Friday, April 8, 2011

Cool Technology of the Week

Structured electronic clinical documentation is the next frontier in EHR implementation.  It's particularly challenging in Emergency Medicine which is a fast paced, sometimes chaotic environment.   Documentation can be time consuming and is the most frequently interrupted task.  How can we balance the need for structured data capture with ED workflow?

There is no single right answer - we've used iPads with web applications, voice recognition, and disease specific templates.

We now have a new tool in our quiver, the Digital Pen from Anoto as implemented by Forerun Systems for ED charting.    Forerun is a technology spin out of BIDMC and I have no financial relationship to it.

The digital pen is NOT a handheld scanner, capturing graphics or PDFs.   It's a means to capture discrete patient data to support clinical documentation, quality reporting, and regulatory requirements.  It captures data at the bedside with a granularity that dictation cannot.

Here's how it works.

Forms are printed with a special background matrix that identifies the unique form, patient, clinician, and data elements.  Think of it as a page of  2D barcodes.   Forms can be printed as needed at various points in the ED workflow either manually or automatically.

The pen "knows" exactly which patient form is being used and what fields are being entered.   You can write on multiple forms in parallel without confusing it.    Checking a box generates structured data indicating that a sign or symptom is present.   Writing through a word generates structured data indicating that a sign or symptom is absent.   When free text is entered, both the original text and an optical character recognition interpretation are available.

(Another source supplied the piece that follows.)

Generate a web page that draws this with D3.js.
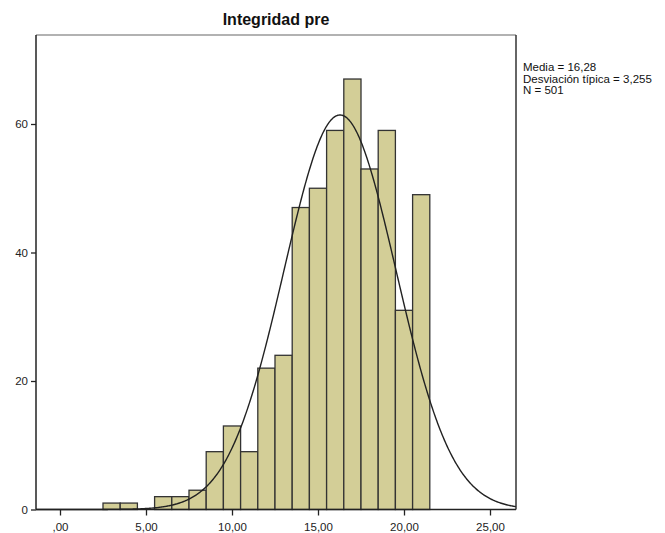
<!DOCTYPE html>
<html>
<head>
<meta charset="utf-8">
<script src="https://cdn.jsdelivr.net/npm/d3@7"></script>
<style>
  body { margin: 0; background: #fff; }
  text { font-family: "Liberation Sans", Arial, sans-serif; }
</style>
</head>
<body>
<svg id="chart" width="665" height="533"></svg>
<script>
// bins of width 1, centred on integers
var binStarts = [2.5, 3.5, 5.5, 6.5, 7.5, 8.5, 9.5, 10.5, 11.5, 12.5, 13.5, 14.5, 15.5, 16.5, 17.5, 18.5, 19.5, 20.5];
var counts = [1, 1, 2, 2, 3, 9, 13, 9, 22, 24, 47, 50, 59, 67, 53, 59, 31, 49];
var xTicks = [0, 5, 10, 15, 20, 25];
var yTicks = [0, 20, 40, 60];
var statLines = ['Media = 16,28', 'Desviación típica = 3,255', 'N = 501'];
var mean = 16.28, sd = 3.255, n = 501, binWidth = 1;

var svg = d3.select('#chart');
var plotL = 36, plotR = 516, plotT = 35, plotB = 509.5;

var x = d3.scaleLinear().domain([0, 25]).range([60, 490]);
var y = d3.scaleLinear().domain([0, 60]).range([plotB, plotB - 60 * 6.425]);

var fmt = d => d === 0 ? ',00' : d3.format('.2f')(d).replace('.', ',');

// frame
svg.append('line').attr('x1', plotL).attr('x2', plotR).attr('y1', plotT).attr('y2', plotT)
  .style('stroke', '#999').style('stroke-width', 1.5);
svg.append('line').attr('x1', plotR).attr('x2', plotR).attr('y1', plotT).attr('y2', plotB)
  .style('stroke', '#333').style('stroke-width', 1.5);

// bars
svg.selectAll('rect.bar')
  .data(binStarts.map((s, i) => ({s: s, c: counts[i]})))
  .enter()
  .append('rect')
  .attr('class', 'bar')
  .attr('x', d => x(d.s))
  .attr('width', d => x(d.s + binWidth) - x(d.s))
  .attr('y', d => y(d.c))
  .attr('height', d => y(0) - y(d.c))
  .style('fill', '#d3ce97')
  .style('stroke', '#333')
  .style('stroke-width', 1.3);

// normal curve
var xs = d3.range(x.invert(plotL), x.invert(plotR) + 0.001, 0.05);
var curve = xs.map(v => [v, n * binWidth * Math.exp(-0.5 * Math.pow((v - mean) / sd, 2)) / (sd * Math.sqrt(2 * Math.PI))]);
svg.append('path')
  .datum(curve)
  .attr('d', d3.line().x(d => x(d[0])).y(d => y(d[1])))
  .style('fill', 'none')
  .style('stroke', '#222')
  .style('stroke-width', 1.4);

// axes
var xAxis = svg.append('g').attr('transform', `translate(0,${plotB})`)
  .call(d3.axisBottom(x).tickValues(xTicks).tickFormat(fmt).tickSize(6).tickSizeOuter(0));
xAxis.select('.domain').attr('d', `M${plotL},0H${plotR}`);
var yAxis = svg.append('g').attr('transform', `translate(${plotL},0)`)
  .call(d3.axisLeft(y).tickValues(yTicks).tickSize(5).tickSizeOuter(0));
yAxis.select('.domain').attr('d', `M0,${plotT}V${plotB}`);
svg.selectAll('.domain').style('stroke', '#222').style('stroke-width', 1.5);
svg.selectAll('.tick line').style('stroke', '#222').style('stroke-width', 1.3);
svg.selectAll('.tick text').style('font-size', '11.5px').style('fill', '#222')
  .style('font-family', '"Liberation Sans", Arial, sans-serif');
xAxis.selectAll('.tick text').attr('dy', '1.1em');

// title
svg.append('text').attr('x', 276).attr('y', 25).attr('text-anchor', 'middle')
  .style('font-size', '16px').style('font-weight', 'bold').style('fill', '#111')
  .text('Integridad pre');

// stats
svg.append('g').selectAll('text').data(statLines).enter().append('text')
  .attr('x', 523).attr('y', (d, i) => 71 + i * 11.5)
  .style('font-size', '11.5px').style('fill', '#111')
  .text(d => d);
</script>
</body>
</html>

As the pen is inserted in a USB dock, the structured data is uploaded into the EHR.

Here's an example

The form as entered by the user


The discrete data displayed in a web application (including handwriting recognition in red for editing).




The final output with all discrete data converted to structured documentation for clinical use.



Although we hope to use iPads for clinical documentation throughout the institution, there are workflows in which digital pens are faster, easier, and less intrusive to the caregiver/patient interaction.

A pen for patient specific structured electronic clinical documentation.   That's cool!